Tersaneler yapılandırılmalı
Haliç Tersanesi’nin vapur üretimine yeniden başlaması gerektiğini söylediniz. Tersanenin bugünkü çalışma durumu nedir?
Taşkızak, Camialtı ve Haliç tersaneleri dediğimiz üç tane bölüm var. Şu anda gemilerin bakım ve tamiri yapılıyor ve üç tane havuz var. Bir tanesi 3. Selim, biri Abdülmecit biri de 2. Mahmut döneminden kalma. Aslında müthiş bir tarihi var ve Avrupa’nın en eski endüstriyel üretim yapılarından biri. Bugün pasifize edilmiş durumda. Tersane ile ilgili bir tartışma açılması ve Haliç Tersanesi’nin yeniden yapılandırılması gerekir. Tersanelerin çevreyi kirleten boyutu var ancak yeni teknolojilerle dünyanın birçok yerinde yapıldığı gibi önlenebilir bu.
Belli bölümleri çıkartılabilir ve gerekli önlemler alınabilir. Hasköy Tersanesi gibi kötü bir deneyim var. O Koç’a verildi biliyorsunuz ve endüstri müzesi yapıldı. Ama orda bir kişinin kendi tarihini simgeleyen otomobillerini ve özel teknelerini sergiliyorlar. Tersane sanki deniz kültürümüz yokmuşçasına otomobil müzesine çevrildi.

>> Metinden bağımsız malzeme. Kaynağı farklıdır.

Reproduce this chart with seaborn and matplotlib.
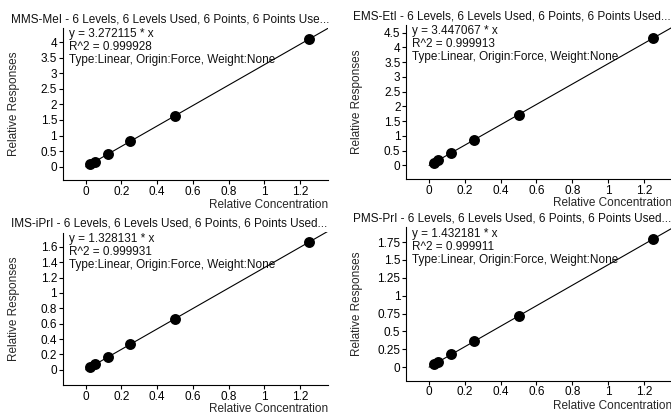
import matplotlib
matplotlib.use("Agg")
import matplotlib.pyplot as plt
from matplotlib.ticker import FuncFormatter
import numpy as np
import pandas as pd
import seaborn as sns

# Calibration levels (relative concentration) shared by all four compounds
conc = [0.025, 0.05, 0.125, 0.25, 0.5, 1.25]

# Measured relative responses for each compound
resp_mms = [0.08, 0.16, 0.42, 0.83, 1.62, 4.09]
resp_ems = [0.09, 0.17, 0.43, 0.86, 1.71, 4.31]
resp_ims = [0.03, 0.07, 0.16, 0.33, 0.66, 1.66]
resp_pms = [0.04, 0.07, 0.18, 0.36, 0.71, 1.79]

# Fitted slopes and R^2 (linear fit forced through origin)
names = ["MMS-MeI", "EMS-EtI", "IMS-iPrI", "PMS-PrI"]
slopes = [3.272115, 3.447067, 1.328131, 1.432181]
r2 = [0.999928, 0.999913, 0.999931, 0.999911]
title_tail = ["6 Levels, 6 Levels Used, 6 Points, 6 Points Use...",
              "6 Levels, 6 Levels Used, 6 Points, 6 Points Used...",
              "6 Levels, 6 Levels Used, 6 Points, 6 Points Used...",
              "6 Levels, 6 Levels Used, 6 Points, 6 Points Used..."]
y_steps = [0.5, 0.5, 0.2, 0.25]
y_limits = [(-0.44, 4.45), (-0.46, 4.76), (-0.198, 1.786), (-0.187, 1.954)]
x_limits = (-0.129, 1.357)

sns.set_style("ticks")
plt.rcParams["font.family"] = ["Liberation Sans", "DejaVu Sans"]
plt.rcParams["text.color"] = "#111111"

W, H = 671, 415
fig = plt.figure(figsize=(W / 100, H / 100), dpi=100)

# axes boxes in pixels: left, right, top, bottom
boxes = [(62.7, 328, 28, 180.5), (406, 672, 25, 179),
         (62.7, 328, 232.5, 385), (406, 672, 227.5, 380.5)]
# bottom edge of the x-label, in pixels
xlabel_bottom = [211, 209, 414.5, 412]
# left edge of the panel title and centre of the y-label, in pixels
title_left = [11, 353]
ylabel_x = [14, 357]

responses = [resp_mms, resp_ems, resp_ims, resp_pms]
fs = 8.5


def fmt_num(v, _pos=None):
    s = "%g" % round(v, 6)
    return "0" if s in ("-0", "0") else s


for i, (l, r, t, b) in enumerate(boxes):
    col = i % 2
    ax = fig.add_axes([l / W, 1 - b / H, (r - l) / W, (b - t) / H])
    ax.set_xlim(*x_limits)
    ax.set_ylim(*y_limits[i])

    fit = pd.DataFrame({"x": [0.0, x_limits[1]]})
    fit["y"] = slopes[i] * fit["x"]
    sns.lineplot(data=fit, x="x", y="y", ax=ax, color="black", lw=0.8, zorder=3)

    pts = pd.DataFrame({"x": conc, "y": responses[i]})
    sns.scatterplot(data=pts, x="x", y="y", ax=ax, color="black", s=62,
                    edgecolor="black", linewidth=0, zorder=4)

    for side in ("top", "right"):
        ax.spines[side].set_visible(False)
    for side in ("left", "bottom"):
        ax.spines[side].set_linewidth(0.8)
        ax.spines[side].set_color("black")

    ax.set_xticks(np.arange(0, 1.25, 0.2))
    ax.set_yticks(np.arange(0, y_limits[i][1], y_steps[i]))
    ax.xaxis.set_major_formatter(FuncFormatter(fmt_num))
    ax.yaxis.set_major_formatter(FuncFormatter(fmt_num))
    ax.tick_params(axis="both", direction="out", length=3, width=0.8,
                   labelsize=fs, pad=1, colors="black")

    ax.set_xlabel("Relative Concentration", fontsize=fs, loc="right")
    ax.xaxis.label.set_va("bottom")
    ax.xaxis.set_label_coords(1.0, (b - xlabel_bottom[i]) / (b - t))
    ax.set_ylabel("Relative Responses", fontsize=fs)
    ax.yaxis.label.set_va("center")
    ax.yaxis.set_label_coords((ylabel_x[col] - l) / (r - l), 0.5)

    ax.set_title(f"{names[i]} - {title_tail[i]}", fontsize=fs, loc="left",
                 x=(title_left[col] - l) / (r - l), pad=4)

    info = (f"y = {slopes[i]:.6f} * x\n"
            f"R^2 = {r2[i]:.6f}\n"
            "Type:Linear, Origin:Force, Weight:None")
    ax.text(0.022, 1.0, info, transform=ax.transAxes, fontsize=fs,
            va="top", ha="left", linespacing=1.12, zorder=2)

fig.savefig("out.png", dpi=100)
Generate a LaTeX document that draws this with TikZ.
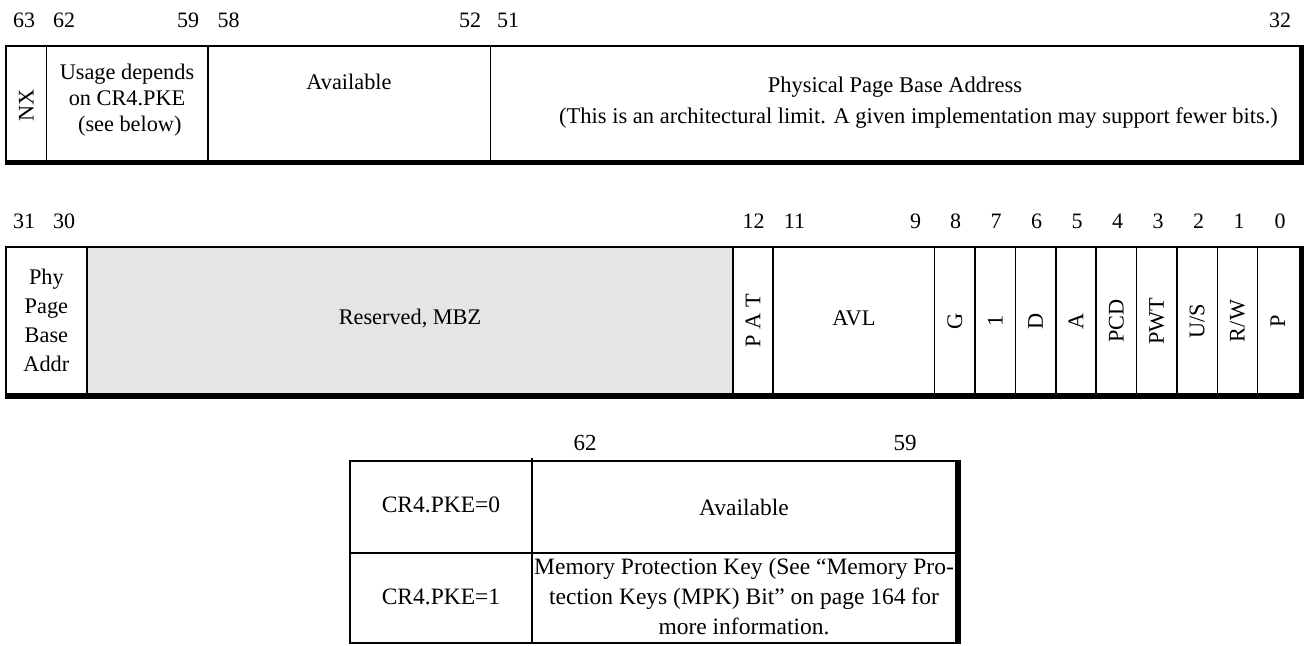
\documentclass[tikz,border=0pt]{standalone}
\usepackage{fontspec}
\setmainfont{Liberation Serif}
\begin{document}
\begin{tikzpicture}[x=1pt,y=1pt,
  cell/.style={line width=1.5pt, line cap=rect},
  thickbar/.style={fill=black},
  bitlbl/.style={font=\fontsize{22}{24}\selectfont, inner sep=0pt},
  txt/.style={font=\fontsize{22.3}{26}\selectfont, inner sep=0pt, align=center},
  tabtxt/.style={font=\fontsize{23.5}{30}\selectfont, inner sep=0pt, align=center},
  rot/.style={txt, rotate=90}]
\useasboundingbox (0,0) rectangle (1305,-645);

% ---------- Row 1 (bits 63..32) ----------
\draw[cell] (6,-46) rectangle (1301,-162);
\foreach \x in {46.375,207.875,490.5}{\draw[cell] (\x,-46) -- (\x,-162);}
\fill[thickbar] (4.5,-159.5) rectangle (1304,-165);
\fill[thickbar] (1298.5,-45.25) rectangle (1304,-165);

\node[bitlbl] (l63) at (24,-20) {63};
\node[bitlbl] (l62) at (64,-20) {62};
\node[bitlbl] (l59) at (188,-20) {59};
\node[bitlbl] (l58) at (228.5,-20) {58};
\node[bitlbl] (l52) at (470,-20) {52};
\node[bitlbl] (l51) at (508,-20) {51};
\node[bitlbl] (l32) at (1280,-20) {32};

\node[rot] (nx) at (26.2,-105) {NX};
\node[txt] (usage) at (127,-100) {Usage depends\\on CR4.PKE\\\ (see below)};
\node[txt] (avail1) at (349,-82) {Available};
\node[txt, font=\fontsize{22.5}{26}\selectfont] (ppba) at (895,-87) {Physical Page Base Address};
\node[txt, font=\fontsize{22.5}{26}\selectfont, anchor=west] (limit) at (559,-118) {(This is an architectural limit. A given implementation may support fewer bits.)};

% ---------- Row 2 (bits 31..0) ----------
\fill[black!10] (86.75,-247) rectangle (732.75,-395);
\draw[cell] (6,-247) rectangle (1301,-395);
\foreach \x in {86.75,732.75,773.125,934.625,975,1015.375,1055.75,1096.125,1136.5,1176.875,1217.25,1257.625}{\draw[cell] (\x,-247) -- (\x,-395);}
\fill[thickbar] (4.5,-393) rectangle (1304,-398.5);
\fill[thickbar] (1298.5,-246.25) rectangle (1304,-398.5);

\node[bitlbl] (l31) at (24,-221) {31};
\node[bitlbl] (l30) at (64,-221) {30};
\node[bitlbl] (l12) at (753.5,-221) {12};
\node[bitlbl] (l11) at (794.5,-221) {11};
\node[bitlbl] (l9) at (915.5,-221) {9};
\node[bitlbl] (l8) at (955.5,-221) {8};
\node[bitlbl] (l7) at (996,-221) {7};
\node[bitlbl] (l6) at (1036.5,-221) {6};
\node[bitlbl] (l5) at (1077,-221) {5};
\node[bitlbl] (l4) at (1117.5,-221) {4};
\node[bitlbl] (l3) at (1158,-221) {3};
\node[bitlbl] (l2) at (1198.5,-221) {2};
\node[bitlbl] (l1) at (1239,-221) {1};
\node[bitlbl] (l0) at (1280,-221) {0};

\node[txt, font=\fontsize{22.3}{29}\selectfont] (phy) at (46.4,-320) {Phy\\Page\\Base\\Addr};
\node[txt] (resv) at (410,-318) {Reserved, MBZ};
\node[rot] (pat) at (752.9,-321) {P A T};
\node[txt] (avl) at (853.9,-318) {AVL};
\node[rot] (g) at (954.8,-321) {G};
\node[rot] (one) at (995.2,-321) {1};
\node[rot] (d) at (1035.6,-321) {D};
\node[rot] (a) at (1075.9,-321) {A};
\node[rot] (pcd) at (1116.3,-321) {PCD};
\node[rot] (pwt) at (1156.7,-321) {PWT};
\node[rot] (us) at (1197.1,-321) {U/S};
\node[rot] (rw) at (1237.4,-321) {R/W};
\node[rot] (p) at (1277.8,-321) {P};

% ---------- Table (bits 62..59) ----------
\draw[cell] (350,-461) rectangle (958,-643);
\draw[cell] (532,-459) -- (532,-643);
\draw[cell] (350,-553) -- (955,-553);
\fill[thickbar] (955,-460) rectangle (961,-644);

\node[bitlbl, font=\fontsize{23}{25}\selectfont] (t62) at (585,-443) {62};
\node[bitlbl, font=\fontsize{23}{25}\selectfont] (t59) at (905,-443) {59};

\node[tabtxt] (pke0) at (441,-505) {CR4.PKE=0};
\node[tabtxt] (avail2) at (744,-507) {Available};
\node[tabtxt] (pke1) at (441,-597) {CR4.PKE=1};
\node[tabtxt] (mpk) at (744,-597) {Memory Protection Key (See “Memory Pro-\\tection Keys (MPK) Bit” on page 164 for\\more information.};
\end{tikzpicture}
\end{document}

Haliç Tersanesi de 1455 yılından geliyor ve hatta Bizans’tan gelen izler var. Çok önemli bir tersane orası ona göre karar verilmeli. Teknik üniversitenin de doğduğu yerdir aynı zamanda. Tersane üniversite ilişkisi sürdürülmeli ve İstanbul’un ihtiyacı olan çok miktardaki vapurun çeşitli analizlerle birlikte orada üretimi sürdürülmeli.